Rainless Days

I was told that it would be rainy. I would even say that I’d been warned. One could then say I’d failed to heed the warning. “You’re from the desert,” my hypotheticl interlocutor said. “You’re used to the sun.”

“I have blue eyes and I’m very pale, perhaps even translucent. The sun is my enemy,” I said. “And I love it when it rains.”

“You won’t love it,” said he. “You will long for a glimpse of a blue sky, shivering and crawling like a goblin, and it will be denied you. The rain will be your tears. The rain will be eternal.”
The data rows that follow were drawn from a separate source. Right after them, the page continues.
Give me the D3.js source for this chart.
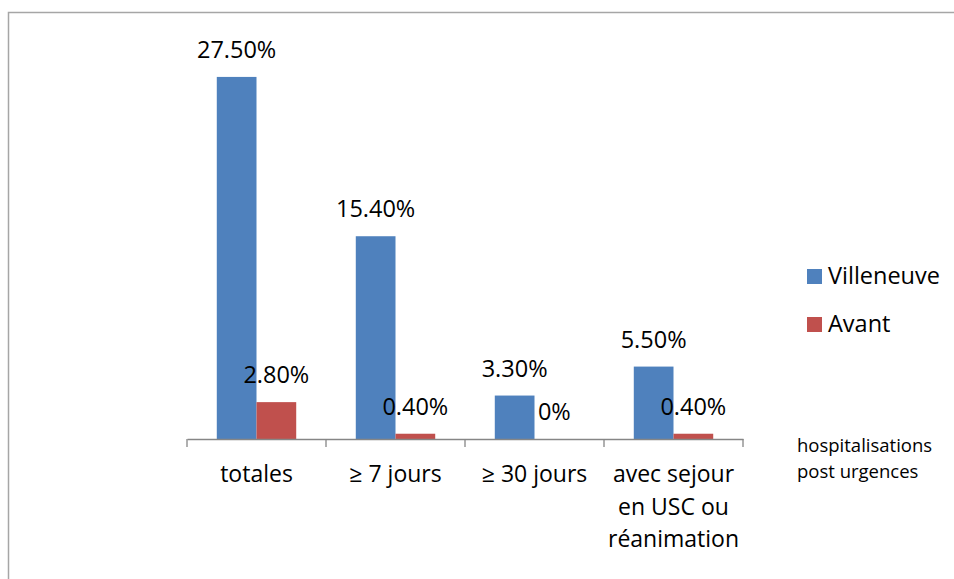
<!DOCTYPE html>
<html lang="fr">
<head>
    <meta charset="UTF-8">
    <title>Hospitalisations post urgences</title>
    <style>
        body { margin: 0; background: #fff; }
        svg { display: block; font-family: "Open Sans", sans-serif; }
    </style>
</head>
<body>
<svg></svg>
<script src="https://d3js.org/d3.v7.min.js"></script>
<script>
    var categories = [["totales"], ["\u2265 7 jours"], ["\u2265 30 jours"], ["avec sejour", "en USC ou", "r\u00e9animation"]];
    var series = ["Villeneuve", "Avant"];
    var villeneuve = [27.5, 15.4, 3.3, 5.5];
    var avant = [2.8, 0.4, 0, 0.4];
    var colors = ["#4F81BD", "#C0504D"];
    var axisTitle = ["hospitalisations", "post urgences"];

    var width = 954, height = 579;
    var svg = d3.select("svg").attr("width", width).attr("height", height);

    // outer frame, runs off the right and bottom edge like the original
    svg.append("rect")
        .attr("x", 8.5).attr("y", 12.5)
        .attr("width", 1000).attr("height", 700)
        .attr("fill", "none").attr("stroke", "#a6a6a6").attr("stroke-width", 1.5);

    var keys = categories.map(function (c, i) { return i; });
    var x = d3.scaleBand().domain(keys).range([187, 743]);
    var x1 = d3.scaleBand().domain(series).range([0, x.bandwidth()]).paddingOuter(0.75);
    var y = d3.scaleLinear().domain([0, 30]).range([439, 44]);

    var rows = keys.map(function (i) {
        return [{s: "Villeneuve", v: villeneuve[i]}, {s: "Avant", v: avant[i]}];
    });

    var groups = svg.selectAll("g.cat").data(rows).enter().append("g")
        .attr("class", "cat")
        .attr("transform", function (d, i) { return "translate(" + x(i) + ",0)"; });

    groups.selectAll("rect").data(function (d) { return d; }).enter().append("rect")
        .attr("x", function (d) { return x1(d.s); })
        .attr("y", function (d) { return y(d.v); })
        .attr("width", x1.bandwidth())
        .attr("height", function (d) { return y(0) - y(d.v); })
        .attr("fill", function (d, i) { return colors[i]; });

    groups.selectAll("text.val").data(function (d) { return d; }).enter().append("text")
        .attr("class", "val")
        .attr("x", function (d) { return x1(d.s) + x1.bandwidth() / 2; })
        .attr("y", function (d) { return y(d.v) - 19; })
        .attr("text-anchor", "middle")
        .attr("font-size", 23.5)
        .attr("fill", "#000")
        .text(function (d) { return d.v === 0 ? "0%" : d3.format(".2f")(d.v) + "%"; });

    // category axis
    var axis = svg.append("g").attr("transform", "translate(0," + y(0) + ")")
        .call(d3.axisBottom(x).tickValues([]).tickSize(0).tickSizeOuter(0));
    axis.select(".domain").attr("stroke", "#868686").attr("stroke-width", 1.3);
    axis.selectAll("line.sep").data(d3.range(categories.length + 1)).enter().append("line")
        .attr("class", "sep")
        .attr("x1", function (i) { return i < categories.length ? x(i) : x.range()[1]; })
        .attr("x2", function (i) { return i < categories.length ? x(i) : x.range()[1]; })
        .attr("y1", 0).attr("y2", 8)
        .attr("stroke", "#868686").attr("stroke-width", 1.3);

    var labels = svg.selectAll("text.cat").data(categories).enter().append("text")
        .attr("class", "cat")
        .attr("text-anchor", "middle")
        .attr("font-size", 23)
        .attr("fill", "#000")
        .attr("transform", function (d, i) { return "translate(" + (x(i) + x.bandwidth() / 2) + ",482)"; });
    labels.selectAll("tspan").data(function (d) { return d; }).enter().append("tspan")
        .attr("x", 0)
        .attr("y", function (d, i) { return i * 32.5; })
        .text(function (d) { return d; });

    svg.append("text")
        .attr("font-size", 18.5)
        .attr("fill", "#000")
        .selectAll("tspan").data(axisTitle).enter().append("tspan")
        .attr("x", 797)
        .attr("y", function (d, i) { return 452 + i * 26; })
        .text(function (d) { return d; });

    // legend
    var legend = svg.selectAll("g.leg").data(series).enter().append("g")
        .attr("class", "leg")
        .attr("transform", function (d, i) { return "translate(807," + (269 + i * 48) + ")"; });
    legend.append("rect").attr("width", 15).attr("height", 15)
        .attr("fill", function (d, i) { return colors[i]; });
    legend.append("text").attr("x", 21).attr("y", 14.5)
        .attr("font-size", 23.5).attr("fill", "#000")
        .text(function (d) { return d; });
</script>
</body>
</html>
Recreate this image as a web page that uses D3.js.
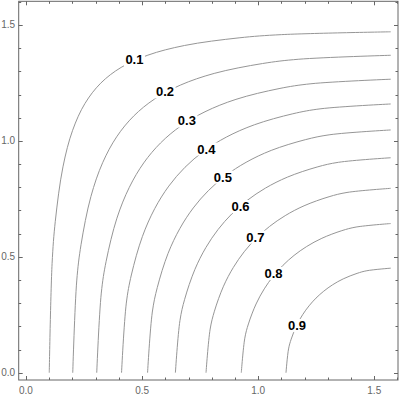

“Well, we’ll see,” I said.

And so we have. It hasn’t rained in weeks. Well, it rained once last week, for about a half hour. The grass around my condo has all turned brown. When I was out for my morning walk yesterday, I looked at the brown, dead grass around me and I thought I was back in Tucson. It was a flashback, although of course I wasn’t in Tucson, because it was midmorning and I was outside and my skin wasn’t on fire.

I’ve been told this has been the driest year in Seattle history. People are looking for someone to blame.

I think it might be my fault.

“Pacific Northwest Dries Up,” the headlines will read. “Local man who moved from Tucson quote ‘brought it with him.'”

My bad, guys. Maybe it’ll rain again someday. But maybe not.